* **Data extract**
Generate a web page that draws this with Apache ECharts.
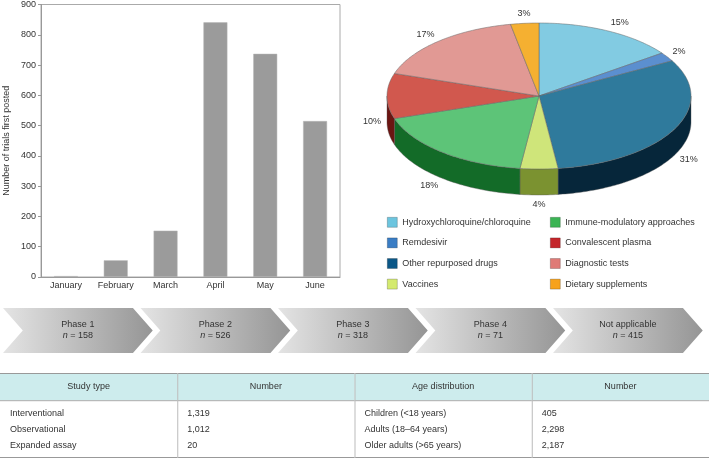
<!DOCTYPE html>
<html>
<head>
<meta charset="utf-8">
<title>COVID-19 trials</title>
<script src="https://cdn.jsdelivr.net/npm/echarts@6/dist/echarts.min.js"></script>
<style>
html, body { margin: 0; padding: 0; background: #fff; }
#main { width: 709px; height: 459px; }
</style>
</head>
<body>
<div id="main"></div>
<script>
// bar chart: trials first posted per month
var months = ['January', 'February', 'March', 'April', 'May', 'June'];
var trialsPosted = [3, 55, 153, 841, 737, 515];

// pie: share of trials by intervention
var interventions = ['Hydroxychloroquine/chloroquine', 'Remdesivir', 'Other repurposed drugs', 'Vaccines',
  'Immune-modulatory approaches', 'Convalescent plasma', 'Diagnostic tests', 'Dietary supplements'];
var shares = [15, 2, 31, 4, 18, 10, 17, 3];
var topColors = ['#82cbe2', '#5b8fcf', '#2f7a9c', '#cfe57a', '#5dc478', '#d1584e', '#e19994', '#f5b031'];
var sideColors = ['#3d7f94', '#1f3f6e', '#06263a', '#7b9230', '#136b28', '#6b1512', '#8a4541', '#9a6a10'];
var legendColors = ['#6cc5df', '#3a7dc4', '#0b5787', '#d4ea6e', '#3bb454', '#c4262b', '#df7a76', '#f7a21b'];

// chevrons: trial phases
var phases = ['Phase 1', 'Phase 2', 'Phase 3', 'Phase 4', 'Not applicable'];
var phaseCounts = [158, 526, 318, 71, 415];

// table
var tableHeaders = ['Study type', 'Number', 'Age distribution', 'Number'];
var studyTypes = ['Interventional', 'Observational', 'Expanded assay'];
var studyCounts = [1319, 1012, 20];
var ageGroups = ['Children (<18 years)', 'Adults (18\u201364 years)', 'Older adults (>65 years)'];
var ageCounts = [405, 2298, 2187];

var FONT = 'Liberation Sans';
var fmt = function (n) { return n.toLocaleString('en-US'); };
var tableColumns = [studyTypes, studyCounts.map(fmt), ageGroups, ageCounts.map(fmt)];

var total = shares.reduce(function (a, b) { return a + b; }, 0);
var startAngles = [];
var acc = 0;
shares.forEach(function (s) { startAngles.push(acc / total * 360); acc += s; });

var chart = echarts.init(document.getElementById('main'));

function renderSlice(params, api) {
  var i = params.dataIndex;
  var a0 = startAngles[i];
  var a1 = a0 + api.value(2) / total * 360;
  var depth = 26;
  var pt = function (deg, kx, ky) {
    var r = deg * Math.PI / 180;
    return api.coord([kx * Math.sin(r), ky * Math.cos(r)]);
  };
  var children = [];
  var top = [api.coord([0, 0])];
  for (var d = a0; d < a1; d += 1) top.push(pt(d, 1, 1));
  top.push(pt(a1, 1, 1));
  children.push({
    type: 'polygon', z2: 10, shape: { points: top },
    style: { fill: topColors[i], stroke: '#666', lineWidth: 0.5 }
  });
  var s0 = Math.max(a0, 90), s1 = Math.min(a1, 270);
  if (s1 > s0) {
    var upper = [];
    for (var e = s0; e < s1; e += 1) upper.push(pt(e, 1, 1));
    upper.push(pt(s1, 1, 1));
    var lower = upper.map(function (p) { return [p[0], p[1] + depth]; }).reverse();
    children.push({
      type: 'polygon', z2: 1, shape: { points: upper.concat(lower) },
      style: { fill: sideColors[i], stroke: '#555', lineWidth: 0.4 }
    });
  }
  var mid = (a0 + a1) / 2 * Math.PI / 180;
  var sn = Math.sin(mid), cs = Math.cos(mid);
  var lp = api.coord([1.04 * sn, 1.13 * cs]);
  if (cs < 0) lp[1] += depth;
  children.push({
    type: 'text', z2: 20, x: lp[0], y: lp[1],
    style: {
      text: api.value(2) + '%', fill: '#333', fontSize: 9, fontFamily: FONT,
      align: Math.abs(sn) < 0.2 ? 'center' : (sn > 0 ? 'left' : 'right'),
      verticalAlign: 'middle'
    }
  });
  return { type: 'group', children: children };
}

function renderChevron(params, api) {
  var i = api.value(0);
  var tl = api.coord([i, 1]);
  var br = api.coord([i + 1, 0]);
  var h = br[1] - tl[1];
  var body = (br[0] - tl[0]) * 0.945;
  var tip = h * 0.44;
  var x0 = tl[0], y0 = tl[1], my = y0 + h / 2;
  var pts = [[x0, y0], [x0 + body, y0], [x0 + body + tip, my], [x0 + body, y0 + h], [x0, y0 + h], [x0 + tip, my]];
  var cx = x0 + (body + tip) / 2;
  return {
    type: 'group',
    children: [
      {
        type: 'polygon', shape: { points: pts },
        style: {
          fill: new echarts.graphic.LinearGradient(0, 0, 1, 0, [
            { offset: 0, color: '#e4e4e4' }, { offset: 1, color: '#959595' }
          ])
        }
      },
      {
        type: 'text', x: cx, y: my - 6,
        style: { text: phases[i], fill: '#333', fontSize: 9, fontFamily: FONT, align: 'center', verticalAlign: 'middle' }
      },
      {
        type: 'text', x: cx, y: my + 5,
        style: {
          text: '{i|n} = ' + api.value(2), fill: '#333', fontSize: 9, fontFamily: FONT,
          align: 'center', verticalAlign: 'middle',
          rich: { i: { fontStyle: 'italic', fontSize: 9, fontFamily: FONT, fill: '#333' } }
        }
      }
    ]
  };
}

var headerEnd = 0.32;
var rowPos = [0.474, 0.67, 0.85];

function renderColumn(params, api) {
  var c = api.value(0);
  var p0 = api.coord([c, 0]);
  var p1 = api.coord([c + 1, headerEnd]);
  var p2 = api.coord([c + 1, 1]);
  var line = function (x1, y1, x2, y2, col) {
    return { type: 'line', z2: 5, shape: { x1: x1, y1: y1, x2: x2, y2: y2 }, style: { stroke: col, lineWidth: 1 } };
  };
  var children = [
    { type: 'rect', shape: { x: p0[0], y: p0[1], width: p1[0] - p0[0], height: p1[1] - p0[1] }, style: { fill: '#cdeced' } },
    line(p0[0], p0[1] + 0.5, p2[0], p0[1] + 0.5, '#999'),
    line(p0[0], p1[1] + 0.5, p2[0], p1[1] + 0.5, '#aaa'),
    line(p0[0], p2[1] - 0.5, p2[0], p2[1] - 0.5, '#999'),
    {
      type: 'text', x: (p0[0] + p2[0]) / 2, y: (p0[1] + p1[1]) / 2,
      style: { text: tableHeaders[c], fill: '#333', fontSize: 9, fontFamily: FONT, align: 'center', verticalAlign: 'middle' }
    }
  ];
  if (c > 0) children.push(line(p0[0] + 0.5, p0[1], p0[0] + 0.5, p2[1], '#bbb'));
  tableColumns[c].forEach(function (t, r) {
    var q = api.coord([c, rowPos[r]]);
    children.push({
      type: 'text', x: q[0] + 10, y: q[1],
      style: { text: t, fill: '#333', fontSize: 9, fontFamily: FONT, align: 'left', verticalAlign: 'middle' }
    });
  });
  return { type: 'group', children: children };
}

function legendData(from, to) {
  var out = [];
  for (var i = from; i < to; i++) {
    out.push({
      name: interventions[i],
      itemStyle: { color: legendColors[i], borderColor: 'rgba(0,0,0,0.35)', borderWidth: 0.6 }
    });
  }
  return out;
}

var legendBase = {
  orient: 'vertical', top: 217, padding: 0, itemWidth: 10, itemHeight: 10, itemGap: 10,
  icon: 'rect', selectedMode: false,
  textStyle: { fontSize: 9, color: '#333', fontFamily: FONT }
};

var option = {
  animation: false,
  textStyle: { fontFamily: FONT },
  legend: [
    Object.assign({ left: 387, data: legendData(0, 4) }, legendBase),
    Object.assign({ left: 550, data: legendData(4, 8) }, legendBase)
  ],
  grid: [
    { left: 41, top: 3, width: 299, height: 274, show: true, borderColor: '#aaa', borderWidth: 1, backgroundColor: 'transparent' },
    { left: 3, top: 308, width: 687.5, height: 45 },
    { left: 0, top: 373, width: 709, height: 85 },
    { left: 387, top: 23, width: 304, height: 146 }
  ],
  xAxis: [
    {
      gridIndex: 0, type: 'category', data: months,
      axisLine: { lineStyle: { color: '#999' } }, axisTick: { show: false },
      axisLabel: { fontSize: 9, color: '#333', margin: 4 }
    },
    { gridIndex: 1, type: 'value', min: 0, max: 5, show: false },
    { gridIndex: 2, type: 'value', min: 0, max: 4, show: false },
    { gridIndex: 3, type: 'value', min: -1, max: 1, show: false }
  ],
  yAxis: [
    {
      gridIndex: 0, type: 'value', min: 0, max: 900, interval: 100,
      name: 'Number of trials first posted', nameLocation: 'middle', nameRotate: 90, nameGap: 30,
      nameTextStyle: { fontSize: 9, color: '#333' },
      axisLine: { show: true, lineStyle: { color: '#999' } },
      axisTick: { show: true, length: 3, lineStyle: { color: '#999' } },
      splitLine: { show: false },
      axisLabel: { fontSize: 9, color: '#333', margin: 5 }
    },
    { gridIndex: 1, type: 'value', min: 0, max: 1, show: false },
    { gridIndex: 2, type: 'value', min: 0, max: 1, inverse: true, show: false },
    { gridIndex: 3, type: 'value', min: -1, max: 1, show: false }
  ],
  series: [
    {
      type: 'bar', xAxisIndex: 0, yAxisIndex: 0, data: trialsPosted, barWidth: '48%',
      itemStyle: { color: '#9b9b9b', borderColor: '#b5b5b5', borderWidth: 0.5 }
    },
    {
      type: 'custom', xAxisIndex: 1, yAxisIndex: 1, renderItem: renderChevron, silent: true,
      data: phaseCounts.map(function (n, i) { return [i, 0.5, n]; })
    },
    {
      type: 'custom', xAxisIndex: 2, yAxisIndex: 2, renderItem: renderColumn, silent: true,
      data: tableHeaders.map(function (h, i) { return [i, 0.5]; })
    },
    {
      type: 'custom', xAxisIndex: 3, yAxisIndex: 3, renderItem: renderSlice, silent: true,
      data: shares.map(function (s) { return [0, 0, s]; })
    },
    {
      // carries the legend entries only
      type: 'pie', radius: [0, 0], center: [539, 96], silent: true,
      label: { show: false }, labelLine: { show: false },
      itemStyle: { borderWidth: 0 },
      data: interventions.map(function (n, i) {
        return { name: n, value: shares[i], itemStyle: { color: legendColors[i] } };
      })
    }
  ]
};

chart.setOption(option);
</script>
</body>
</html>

* **Challenge**
Starting at the first line of the material, output exactly the lines up to and including the one with "var trialsPosted = [3, 55, 153, 841, 737, 515];". Do not include the pictures.

* **Exercise solution**
Generate a web page that draws this with Apache ECharts.
<!DOCTYPE html>
<html>
<head>
<meta charset="utf-8">
<title>COVID-19 trials</title>
<script src="https://cdn.jsdelivr.net/npm/echarts@6/dist/echarts.min.js"></script>
<style>
html, body { margin: 0; padding: 0; background: #fff; }
#main { width: 709px; height: 459px; }
</style>
</head>
<body>
<div id="main"></div>
<script>
// bar chart: trials first posted per month
var months = ['January', 'February', 'March', 'April', 'May', 'June'];
var trialsPosted = [3, 55, 153, 841, 737, 515];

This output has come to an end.